The material below should be written out in full and exactly; pictures stay out of the copy.
┌──
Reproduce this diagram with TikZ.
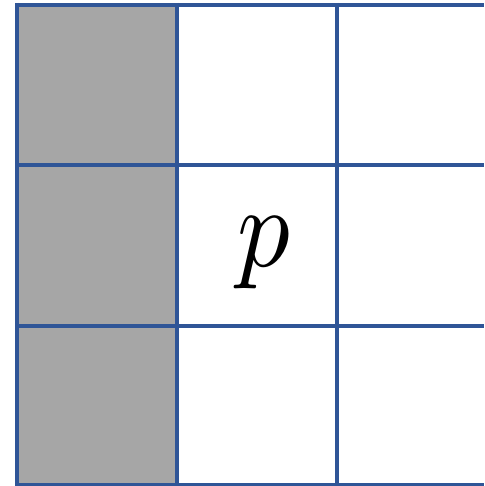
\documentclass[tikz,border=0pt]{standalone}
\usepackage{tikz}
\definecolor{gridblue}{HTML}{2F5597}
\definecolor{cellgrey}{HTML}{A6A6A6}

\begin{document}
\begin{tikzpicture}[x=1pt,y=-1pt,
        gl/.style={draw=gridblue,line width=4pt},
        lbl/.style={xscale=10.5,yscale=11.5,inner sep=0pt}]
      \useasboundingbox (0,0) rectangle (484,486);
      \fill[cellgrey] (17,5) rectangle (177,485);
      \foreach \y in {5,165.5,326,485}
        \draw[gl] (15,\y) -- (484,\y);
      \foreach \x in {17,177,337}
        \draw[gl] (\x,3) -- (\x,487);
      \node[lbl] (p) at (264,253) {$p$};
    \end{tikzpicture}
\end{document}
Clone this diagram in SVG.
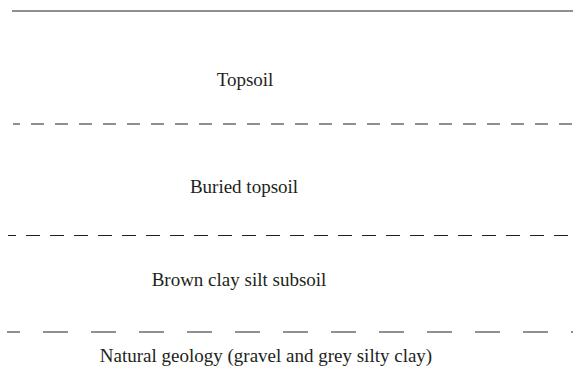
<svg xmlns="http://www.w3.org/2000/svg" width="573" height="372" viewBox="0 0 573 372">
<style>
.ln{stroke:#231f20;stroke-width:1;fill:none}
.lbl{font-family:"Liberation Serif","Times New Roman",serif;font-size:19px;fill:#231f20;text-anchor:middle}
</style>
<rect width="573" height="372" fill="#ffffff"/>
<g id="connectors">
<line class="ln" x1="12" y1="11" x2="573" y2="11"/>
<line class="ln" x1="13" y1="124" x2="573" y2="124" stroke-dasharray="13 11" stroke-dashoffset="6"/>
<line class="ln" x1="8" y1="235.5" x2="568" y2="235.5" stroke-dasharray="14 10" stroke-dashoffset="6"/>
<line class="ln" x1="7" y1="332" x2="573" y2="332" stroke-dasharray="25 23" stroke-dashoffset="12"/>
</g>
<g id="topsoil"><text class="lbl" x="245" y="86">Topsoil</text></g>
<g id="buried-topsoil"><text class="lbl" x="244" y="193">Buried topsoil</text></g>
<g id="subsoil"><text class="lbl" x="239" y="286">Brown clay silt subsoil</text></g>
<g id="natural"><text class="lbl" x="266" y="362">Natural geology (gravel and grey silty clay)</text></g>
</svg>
└──
=== Output for this exercise ===
Reproduce this diagram with TikZ.
\documentclass[tikz,border=0pt]{standalone}
\usepackage{tikz}
\definecolor{gridblue}{HTML}{2F5597}
\definecolor{cellgrey}{HTML}{A6A6A6}

\begin{document}
\begin{tikzpicture}[x=1pt,y=-1pt,
        gl/.style={draw=gridblue,line width=4pt},
        lbl/.style={xscale=10.5,yscale=11.5,inner sep=0pt}]
      \useasboundingbox (0,0) rectangle (484,486);
      \fill[cellgrey] (17,5) rectangle (177,485);
      \foreach \y in {5,165.5,326,485}
        \draw[gl] (15,\y) -- (484,\y);
      \foreach \x in {17,177,337}
        \draw[gl] (\x,3) -- (\x,487);
      \node[lbl] (p) at (264,253) {$p$};
    \end{tikzpicture}
\end{document}
Clone this diagram in SVG.
<svg xmlns="http://www.w3.org/2000/svg" width="573" height="372" viewBox="0 0 573 372">
<style>
.ln{stroke:#231f20;stroke-width:1;fill:none}
.lbl{font-family:"Liberation Serif","Times New Roman",serif;font-size:19px;fill:#231f20;text-anchor:middle}
</style>
<rect width="573" height="372" fill="#ffffff"/>
<g id="connectors">
<line class="ln" x1="12" y1="11" x2="573" y2="11"/>
<line class="ln" x1="13" y1="124" x2="573" y2="124" stroke-dasharray="13 11" stroke-dashoffset="6"/>
<line class="ln" x1="8" y1="235.5" x2="568" y2="235.5" stroke-dasharray="14 10" stroke-dashoffset="6"/>
<line class="ln" x1="7" y1="332" x2="573" y2="332" stroke-dasharray="25 23" stroke-dashoffset="12"/>
</g>
<g id="topsoil"><text class="lbl" x="245" y="86">Topsoil</text></g>
<g id="buried-topsoil"><text class="lbl" x="244" y="193">Buried topsoil</text></g>
<g id="subsoil"><text class="lbl" x="239" y="286">Brown clay silt subsoil</text></g>
<g id="natural"><text class="lbl" x="266" y="362">Natural geology (gravel and grey silty clay)</text></g>
</svg>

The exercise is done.